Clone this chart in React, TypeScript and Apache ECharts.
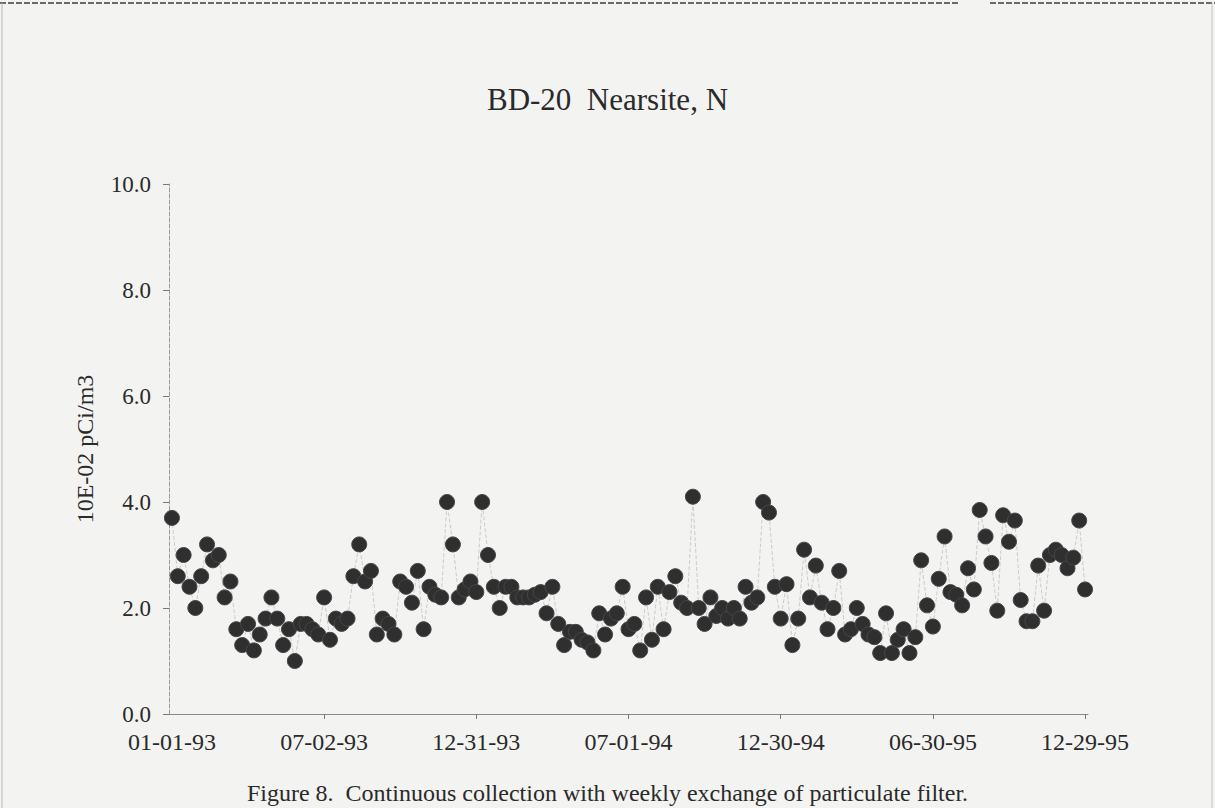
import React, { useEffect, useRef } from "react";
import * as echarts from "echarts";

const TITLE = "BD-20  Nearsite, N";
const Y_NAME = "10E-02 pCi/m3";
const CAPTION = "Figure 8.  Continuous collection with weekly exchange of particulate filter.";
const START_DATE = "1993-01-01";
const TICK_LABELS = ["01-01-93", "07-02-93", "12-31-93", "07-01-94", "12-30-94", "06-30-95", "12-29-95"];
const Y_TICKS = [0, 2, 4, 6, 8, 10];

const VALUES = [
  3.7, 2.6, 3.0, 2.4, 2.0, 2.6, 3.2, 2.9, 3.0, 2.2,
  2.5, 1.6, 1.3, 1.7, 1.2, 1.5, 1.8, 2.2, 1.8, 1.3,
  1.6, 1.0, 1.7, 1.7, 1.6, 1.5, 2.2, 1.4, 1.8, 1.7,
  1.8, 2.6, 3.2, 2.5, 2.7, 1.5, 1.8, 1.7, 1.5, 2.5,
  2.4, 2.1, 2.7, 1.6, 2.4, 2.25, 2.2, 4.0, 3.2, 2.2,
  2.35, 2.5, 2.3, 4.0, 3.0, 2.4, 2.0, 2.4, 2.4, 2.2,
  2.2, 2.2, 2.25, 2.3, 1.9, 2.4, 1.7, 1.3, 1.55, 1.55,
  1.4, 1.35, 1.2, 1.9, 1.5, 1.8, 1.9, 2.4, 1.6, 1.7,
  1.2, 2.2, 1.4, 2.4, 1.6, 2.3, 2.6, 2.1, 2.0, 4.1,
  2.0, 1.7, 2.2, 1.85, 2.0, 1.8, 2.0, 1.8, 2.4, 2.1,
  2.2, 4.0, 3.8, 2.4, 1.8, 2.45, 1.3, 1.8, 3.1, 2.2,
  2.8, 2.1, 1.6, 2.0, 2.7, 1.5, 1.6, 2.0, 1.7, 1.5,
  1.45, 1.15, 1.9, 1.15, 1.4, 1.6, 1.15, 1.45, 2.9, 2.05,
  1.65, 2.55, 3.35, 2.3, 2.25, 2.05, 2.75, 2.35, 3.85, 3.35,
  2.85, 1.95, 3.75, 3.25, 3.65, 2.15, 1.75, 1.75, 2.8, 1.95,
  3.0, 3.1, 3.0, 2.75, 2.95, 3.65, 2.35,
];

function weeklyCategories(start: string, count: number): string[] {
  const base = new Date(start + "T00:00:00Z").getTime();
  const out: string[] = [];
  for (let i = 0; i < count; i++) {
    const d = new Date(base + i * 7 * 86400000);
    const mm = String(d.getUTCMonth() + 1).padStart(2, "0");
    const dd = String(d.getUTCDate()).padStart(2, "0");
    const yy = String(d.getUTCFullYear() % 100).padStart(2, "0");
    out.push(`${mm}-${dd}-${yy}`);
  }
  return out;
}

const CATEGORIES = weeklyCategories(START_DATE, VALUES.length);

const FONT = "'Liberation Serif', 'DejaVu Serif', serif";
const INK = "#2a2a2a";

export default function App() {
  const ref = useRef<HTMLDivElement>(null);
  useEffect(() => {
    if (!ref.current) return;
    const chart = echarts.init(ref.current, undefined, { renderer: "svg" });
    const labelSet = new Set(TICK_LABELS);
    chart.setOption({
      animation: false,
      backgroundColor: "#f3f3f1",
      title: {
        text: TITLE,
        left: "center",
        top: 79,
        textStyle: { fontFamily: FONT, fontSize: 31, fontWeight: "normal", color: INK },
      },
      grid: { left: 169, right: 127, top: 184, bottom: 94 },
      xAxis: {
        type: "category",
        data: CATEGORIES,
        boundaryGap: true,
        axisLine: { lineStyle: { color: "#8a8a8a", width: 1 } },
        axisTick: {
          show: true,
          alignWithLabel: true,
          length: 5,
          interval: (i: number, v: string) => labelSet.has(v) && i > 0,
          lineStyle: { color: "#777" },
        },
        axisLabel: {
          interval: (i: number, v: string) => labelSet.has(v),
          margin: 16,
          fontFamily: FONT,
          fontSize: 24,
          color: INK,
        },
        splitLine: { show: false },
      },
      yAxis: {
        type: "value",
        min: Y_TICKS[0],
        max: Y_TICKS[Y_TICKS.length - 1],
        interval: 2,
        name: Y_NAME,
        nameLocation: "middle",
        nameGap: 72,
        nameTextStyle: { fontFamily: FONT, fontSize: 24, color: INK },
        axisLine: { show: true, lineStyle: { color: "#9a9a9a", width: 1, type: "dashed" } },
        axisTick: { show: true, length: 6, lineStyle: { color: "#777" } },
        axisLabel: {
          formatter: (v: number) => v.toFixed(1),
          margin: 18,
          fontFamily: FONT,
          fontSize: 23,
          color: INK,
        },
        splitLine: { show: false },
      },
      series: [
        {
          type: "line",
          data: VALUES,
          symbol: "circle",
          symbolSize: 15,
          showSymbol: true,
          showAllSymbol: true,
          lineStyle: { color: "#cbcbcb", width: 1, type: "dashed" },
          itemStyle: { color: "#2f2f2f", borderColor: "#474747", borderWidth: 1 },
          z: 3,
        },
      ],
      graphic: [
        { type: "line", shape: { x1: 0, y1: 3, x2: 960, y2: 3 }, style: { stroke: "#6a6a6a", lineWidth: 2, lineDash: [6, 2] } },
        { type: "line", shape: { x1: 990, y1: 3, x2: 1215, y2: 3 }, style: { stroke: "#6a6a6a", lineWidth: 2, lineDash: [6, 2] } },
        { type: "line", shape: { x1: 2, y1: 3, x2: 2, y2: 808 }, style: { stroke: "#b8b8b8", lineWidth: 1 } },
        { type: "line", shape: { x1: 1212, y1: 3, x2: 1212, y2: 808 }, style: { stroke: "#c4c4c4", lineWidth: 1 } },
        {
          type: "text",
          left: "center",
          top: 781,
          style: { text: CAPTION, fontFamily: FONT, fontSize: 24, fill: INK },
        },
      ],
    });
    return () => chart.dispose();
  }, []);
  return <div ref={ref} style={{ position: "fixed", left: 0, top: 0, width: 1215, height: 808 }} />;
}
=-=-=
→ Work required:
Without the pictures, please reproduce each line of the listing above exactly, from the first one through the line bearing "const Y_TICKS = [0, 2, 4, 6, 8, 10];".

→ Answer to this problem:
Clone this chart in React, TypeScript and Apache ECharts.
import React, { useEffect, useRef } from "react";
import * as echarts from "echarts";

const TITLE = "BD-20  Nearsite, N";
const Y_NAME = "10E-02 pCi/m3";
const CAPTION = "Figure 8.  Continuous collection with weekly exchange of particulate filter.";
const START_DATE = "1993-01-01";
const TICK_LABELS = ["01-01-93", "07-02-93", "12-31-93", "07-01-94", "12-30-94", "06-30-95", "12-29-95"];
const Y_TICKS = [0, 2, 4, 6, 8, 10];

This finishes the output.